也許向疫區看齊,不會出現疫情傳播的風險,看似是沒錯和沒有責任的。但是一系列的問題值得探討:未來本地的經濟和社會發展帶來的損失,誰來承擔?為什麼同樣發生疫情的一些國家或地區並沒有按照我們的方式採取“一刀切”的全封閉政策?我們應該借鑑哪些方面的經驗,如何在科學地採取防範措施之後,儘量減少經濟和社會的成本?

其實很多有效的措施和方法都在實施。例如,加強對疫區全方位的支持;強化疫區相關人員的防控,強化社區治理的優越性;對疫情發生風險相對較高的地區和城市,採取必要措施進行風險防範;通過各種媒體和新聞渠道,要求全社會提高個人的自我風險防範意識等。

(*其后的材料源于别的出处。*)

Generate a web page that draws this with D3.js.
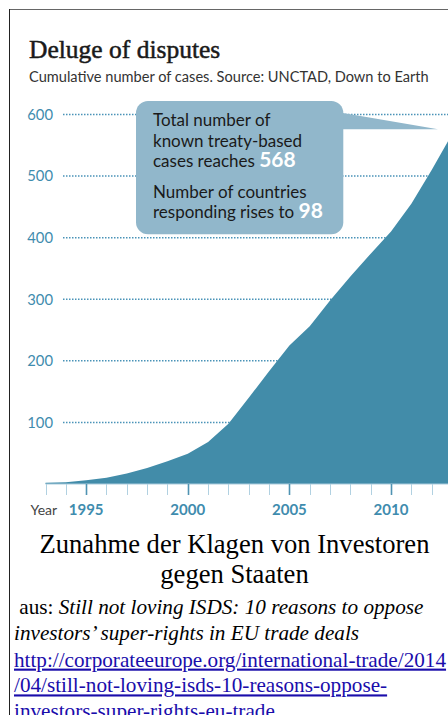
<!DOCTYPE html>
<html>
<head>
	<meta charset="utf-8">
	<title>Deluge of disputes</title>
</head>

<style>
	html, body { margin:0; padding:0; overflow:hidden; background:#fff; }
	svg { display:block; }
	.axis text { font-family:Lato, sans-serif; }
</style>

<body>
<script src="https://d3js.org/d3.v7.min.js" charset="utf-8"></script>
<svg width="480" height="720"></svg>
<script>

	// cumulative number of known treaty-based cases
	var years = [1993,1994,1995,1996,1997,1998,1999,2000,2001,2002,2003,2004,2005,2006,2007,2008,2009,2010,2011,2012,2013];
	var cases = [2,3,6,10,17,26,37,49,68,98,140,183,225,256,298,337,374,410,455,510,568];
	var yTicks = [100,200,300,400,500,600];
	var yearLabels = [1995,2000,2005,2010];
	var calloutLines = [
		["Total number of", ""],
		["known treaty-based", ""],
		["cases reaches ", "568"],
		["Number of countries", ""],
		["responding rises to ", "98"]
	];
	var captionTitle = ["Zunahme der Klagen von Investoren", "gegen Staaten"];
	var captionLines = [
		[" aus: ", "Still not loving ISDS: 10 reasons to oppose"],
		["", "investors\u2019 super-rights in EU trade deals"]
	];
	var linkLines = [
		"http://corporateeurope.org/international-trade/2014",
		"/04/still-not-loving-isds-10-reasons-oppose-",
		"investors-super-rights-eu-trade"
	];

	var svg = d3.select("svg");
	var width = +svg.attr("width");
	var height = +svg.attr("height");

	var x = d3.scaleLinear()
			  .domain([1993,2013])
			  .range([45.5,452]);

	var y = d3.scaleLinear()
			  .domain([0,600])
			  .range([484,114.5]);

	// frame
	svg.append("line")
	   .attr("x1",9).attr("x2",width)
	   .attr("y1",9.5).attr("y2",9.5)
	   .attr("stroke","#666");
	svg.append("line")
	   .attr("x1",9.5).attr("x2",9.5)
	   .attr("y1",9).attr("y2",height)
	   .attr("stroke","#222");

	// title
	svg.append("text")
	   .attr("x",29).attr("y",58)
	   .attr("font-family","'Liberation Serif', serif")
	   .attr("font-size",25.5)
	   .attr("fill","#1a1a1a")
	   .attr("stroke","#1a1a1a")
	   .attr("stroke-width",0.5)
	   .text("Deluge of disputes");

	svg.append("text")
	   .attr("x",29).attr("y",81.5)
	   .attr("font-family","Lato, sans-serif")
	   .attr("font-size",14.6)
	   .attr("fill","#333")
	   .text("Cumulative number of cases. Source: UNCTAD, Down to Earth");

	// dotted gridlines + labels
	var grid = svg.append("g").attr("class","axis axis--y");
	grid.selectAll("line")
		.data(yTicks)
		.enter()
		.append("line")
		.attr("x1",63).attr("x2",width)
		.attr("y1",function(d){ return y(d); })
		.attr("y2",function(d){ return y(d); })
		.attr("stroke","#4a93b8")
		.attr("stroke-width",1.5)
		.attr("stroke-dasharray","1.5,1.5");
	grid.selectAll("text")
		.data(yTicks)
		.enter()
		.append("text")
		.attr("x",53)
		.attr("y",function(d){ return y(d); })
		.attr("dy","0.36em")
		.attr("text-anchor","end")
		.attr("font-size",14.8)
		.attr("fill","#3f8cae")
		.text(function(d){ return d; });

	// area
	var data = years.map(function(yr,i){ return [yr,cases[i]]; });
	svg.append("path")
	   .datum(data)
	   .attr("fill","#428ca9")
	   .attr("d",d3.area()
				   .x(function(d){ return x(d[0]); })
				   .y0(y(0))
				   .y1(function(d){ return y(d[1]); }));

	// x axis
	var xAxis = svg.append("g").attr("class","axis axis--x");
	xAxis.append("line")
		 .attr("x1",x(1993)).attr("x2",width)
		 .attr("y1",y(0)).attr("y2",y(0))
		 .attr("stroke","#a9cbdc");
	xAxis.selectAll(".tick")
		 .data(years)
		 .enter()
		 .append("line")
		 .attr("class","tick")
		 .attr("x1",function(d){ return Math.round(x(d)) + 0.5; })
		 .attr("x2",function(d){ return Math.round(x(d)) + 0.5; })
		 .attr("y1",y(0)).attr("y2",y(0) + 11)
		 .attr("stroke",function(d){ return yearLabels.indexOf(d) >= 0 ? "#4f93b3" : "#b1d1e1"; })
		 .attr("stroke-width",function(d){ return yearLabels.indexOf(d) >= 0 ? 1.6 : 1; });
	xAxis.selectAll(".label")
		 .data(yearLabels)
		 .enter()
		 .append("text")
		 .attr("class","label")
		 .attr("x",function(d){ return x(d); })
		 .attr("y",514.5)
		 .attr("text-anchor","middle")
		 .attr("font-size",15)
		 .attr("font-weight","bold")
		 .attr("fill","#3f8cae")
		 .text(function(d){ return d; });
	xAxis.append("text")
		 .attr("x",30.5).attr("y",514.5)
		 .attr("font-size",14)
		 .attr("fill","#444")
		 .text("Year");

	// callout
	var callout = svg.append("g");
	callout.append("path")
		   .attr("fill","#91b7cb")
		   .attr("d","M340,112.5L438,129.3L340,129.3Z");
	callout.append("rect")
		   .attr("x",136).attr("y",101)
		   .attr("width",207.3).attr("height",133.3)
		   .attr("rx",12).attr("ry",12)
		   .attr("fill","#91b7cb");
	var lineY = [126,146.5,167,197.5,218];
	callout.selectAll("text")
		   .data(calloutLines)
		   .enter()
		   .append("text")
		   .attr("x",153)
		   .attr("y",function(d,i){ return lineY[i]; })
		   .attr("font-family","Lato, sans-serif")
		   .attr("font-size",17)
		   .attr("fill","#1a1a1a")
		   .each(function(d){
				var t = d3.select(this);
				t.append("tspan").text(d[0]);
				if (d[1]) {
					t.append("tspan")
					 .attr("font-size",21)
					 .attr("font-weight","bold")
					 .attr("fill","#fff")
					 .text(d[1]);
				}
		   });

	// caption under the picture
	var cap = svg.append("g")
				 .attr("font-family","'Liberation Serif', 'Times New Roman', serif");
	cap.selectAll(".title")
	   .data(captionTitle)
	   .enter()
	   .append("text")
	   .attr("class","title")
	   .attr("x",234.5)
	   .attr("y",function(d,i){ return 553 + i*29.7; })
	   .attr("text-anchor","middle")
	   .attr("font-size",26.6)
	   .attr("fill","#000")
	   .text(function(d){ return d; });

	cap.selectAll(".source")
	   .data(captionLines)
	   .enter()
	   .append("text")
	   .attr("class","source")
	   .attr("x",14)
	   .attr("y",function(d,i){ return 614 + i*25.8; })
	   .attr("font-size",21.2)
	   .attr("fill","#000")
	   .attr("xml:space","preserve")
	   .each(function(d){
			var t = d3.select(this);
			if (d[0]) t.append("tspan").text(d[0]);
			t.append("tspan").attr("font-style","italic").text(d[1]);
	   });

	cap.selectAll(".link")
	   .data(linkLines)
	   .enter()
	   .append("text")
	   .attr("class","link")
	   .attr("x",14)
	   .attr("y",function(d,i){ return 666.6 + i*25.8; })
	   .attr("font-size",21.2)
	   .attr("fill","#1a0dab")
	   .attr("text-decoration","underline")
	   .text(function(d){ return d; });

</script>
</body>
</html>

但是,必須承認在很多方面忽視了另外一些方法和手段。比如,加大科技手段的使用,充分利用手機信令和互聯網大數據等,對疫情地區的人口擴散和人口流動的方向進行全方位的追蹤。各地採取協同作戰的方法,加強信息統籌,實現數據和信息共享。這些本來也是中國獨有的優勢,如果充分利用,可以大大降低社會成本和經濟成本。另外,還可以通過各種醫學手段進行多層次的檢測,也可以採取更為細緻的防護手段和方法,降低傳播風險。

通過疫情的防控,可以感受到醫學專家們發揮了巨大的作用,在採取全民嚴防的基礎上,更多地通過醫學專業知識影響城鄉居民加強自我防範意識,進而實現全社會總動員。但是醫學專家並不是經濟專家和社會專家。他們的重要性在醫學方面,而在防範經濟社會風險方面,更需要其他學科的專家和政府共同提出方法和解決方案,才有可能防範預期發生的其他經濟和社會風險。

所以,在抗擊新冠肺炎疫情之戰中,我們亟需黨中央、國務院及有關部門提出指導全國抗擊疫情的意見,要求各地區各城市根據本地實際情況因地制宜地提出自身的方案,採用更為科學、人文的方法來防控疫情,以期降低經濟社會成本。例如要求疫情較輕的城市,及時復工、開業,並提供技術支持。

同時,建議各級政府的主官們要有敢於承擔風險的意識,最大化的提高科學防控的方法和手段。只有幹部的恐懼心理降低了,社會的過度恐慌才有可能被緩解。希望在疫情並不嚴重並已經達到了充分防控效果的城市,在提高防控能力和手段的同時,自主及時復工、開業,恢復正常經濟和社會生活。

可以說,只有真正地站在以人民為中心的立場出發,才有可能從根本上解決這次新冠肺炎抗疫之戰的即期風險和預期風險問題,把損失降到最低。